Hi Louisa- you might find my Excel 2007 spreadsheet 'Employee tax calculator' handy for calculating the impact of possible changes to how you allocate cut-off or credits. It's at http://taxcalc.eu/monthlyss.

However, it won't actually explain HOW the figures are calculated- Mandelbrot did a spot on job above for that


----------



## Black Sheep (19 Oct 2012)

And as you are not an accountant there's always the "University of Life". 
Begin by studying that payslip until you are clear on every line of it and move on from there. It amazes me how many people just read the bottom line.

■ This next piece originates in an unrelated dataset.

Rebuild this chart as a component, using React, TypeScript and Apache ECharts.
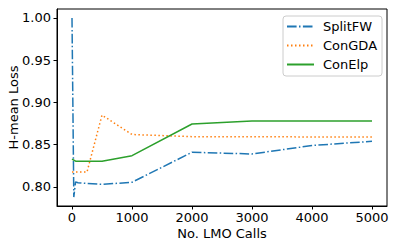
import React, { useEffect, useRef } from "react";
import * as echarts from "echarts";

const xSplitFW = [0, 30, 60, 100, 250, 500, 1000, 2000, 3000, 4000, 5000];
const ySplitFW = [1.0, 0.788, 0.806, 0.805, 0.804, 0.803, 0.8055, 0.841, 0.839, 0.849, 0.854];
const xConGDA = [0, 250, 500, 1000, 2000, 3000, 4000, 5000];
const yConGDA = [0.8176, 0.8176, 0.885, 0.862, 0.8595, 0.8593, 0.8592, 0.8592];
const xConElp = [0, 60, 500, 1000, 2000, 3000, 4000, 5000];
const yConElp = [0.833, 0.8305, 0.8305, 0.837, 0.8745, 0.878, 0.878, 0.878];
const xTicks = [0, 1000, 2000, 3000, 4000, 5000];
const yTicks = [0.8, 0.85, 0.9, 0.95, 1.0];
const seriesNames = ["SplitFW", "ConGDA", "ConElp"];

const FONT = "DejaVu Sans";
const FS = 13;

function pairs(xs: number[], ys: number[]) {
  return xs.map((x, i) => [x, ys[i]]);
}

export default function App() {
  const ref = useRef<HTMLDivElement>(null);
  useEffect(() => {
    if (!ref.current) return;
    const chart = echarts.init(ref.current, undefined, { renderer: "svg" });
    const lw = 1.5;
    chart.setOption({
      animation: false,
      backgroundColor: "#ffffff",
      textStyle: { fontFamily: FONT },
      grid: {
        left: 57,
        right: 11,
        top: 9,
        bottom: 44,
        containLabel: false,
        outerBoundsMode: "none",
        show: true,
        borderColor: "#000",
        borderWidth: 1,
        backgroundColor: "transparent",
      },
      xAxis: {
        type: "value",
        min: -250,
        max: 5250,
        name: "No. LMO Calls",
        nameLocation: "middle",
        nameGap: 21,
        nameMoveOverlap: false,
        nameTextStyle: { fontFamily: FONT, fontSize: FS, color: "#000" },
        axisLine: { show: true, onZero: false, lineStyle: { color: "#000", width: 1 } },
        axisTick: { show: true, length: 3.5, lineStyle: { color: "#000" }, customValues: xTicks },
        axisLabel: {
          customValues: xTicks,
          fontFamily: FONT,
          fontSize: FS,
          color: "#000",
          margin: 4.5,
          formatter: (v: number) => String(v),
        },
        splitLine: { show: false },
      },
      yAxis: {
        type: "value",
        min: 0.7774,
        max: 1.0106,
        name: "H-mean Loss",
        nameLocation: "middle",
        nameGap: 37,
        nameMoveOverlap: false,
        nameTextStyle: { fontFamily: FONT, fontSize: FS, color: "#000" },
        axisLine: { show: true, onZero: false, lineStyle: { color: "#000", width: 1 } },
        axisTick: { show: true, length: 3.5, lineStyle: { color: "#000" }, customValues: yTicks },
        axisLabel: {
          customValues: yTicks,
          fontFamily: FONT,
          fontSize: FS,
          color: "#000",
          margin: 6,
          formatter: (v: number) => v.toFixed(2),
        },
        splitLine: { show: false },
      },
      legend: {
        data: seriesNames,
        orient: "vertical",
        left: 283,
        top: 16,
        padding: [3, 5, 4, 3],
        itemWidth: 27,
        itemHeight: 15,
        itemGap: 4,
        backgroundColor: "rgba(255,255,255,0.8)",
        borderColor: "#cccccc",
        borderWidth: 1,
        borderRadius: 3,
        itemStyle: { opacity: 0, borderWidth: 0 },
        textStyle: { fontFamily: FONT, fontSize: FS, color: "#000", padding: [0, 0, 0, 4], lineHeight: 15 },
      },
      series: [
        {
          name: seriesNames[0],
          type: "line",
          data: pairs(xSplitFW, ySplitFW),
          symbol: "none",
          color: "#1f77b4",
          lineStyle: { color: "#1f77b4", width: lw, type: [9.6, 2.4, 1.5, 2.4] },
        },
        {
          name: seriesNames[1],
          type: "line",
          data: pairs(xConGDA, yConGDA),
          symbol: "none",
          color: "#ff7f0e",
          lineStyle: { color: "#ff7f0e", width: lw, type: [1.5, 2.5] },
        },
        {
          name: seriesNames[2],
          type: "line",
          data: pairs(xConElp, yConElp),
          symbol: "none",
          color: "#2ca02c",
          lineStyle: { color: "#2ca02c", width: lw, type: "solid" },
        },
      ],
    });
    return () => chart.dispose();
  }, []);
  return (
    <div
      ref={ref}
      style={{ position: "fixed", left: 0, top: 0, width: 398, height: 250 }}
    />
  );
}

The websites you mention are very helpful but you may need to read them several times. Remember they are written in civil service speak


----------



## louisa (20 Oct 2012)

Hi, 
thanks for the advise.  Will have a look at that spreadsheet deadlyduck, but I would like to understand what is going on too.  
For anybody who is not sick of me yet, I have realised that there are a few things I still don't get.  Regarding pension - there are the following 5 lines - does anybody have any guess what this means?

Pension : 0.00
Pension : 0.00
Pension : 42.47
Pension Full : 14.62

ER Pension: 283.13

And also, I have realised that I don't know where the number below comes from:
            This period: To date
Cut Off : 2733.33 : 24600.00

Many thanks again, 
Louisa


----------



## vandriver (21 Oct 2012)

Your cut off is the amount you can earn that will be taxed at 20%.(Remember,you then deduct your tax credit)


----------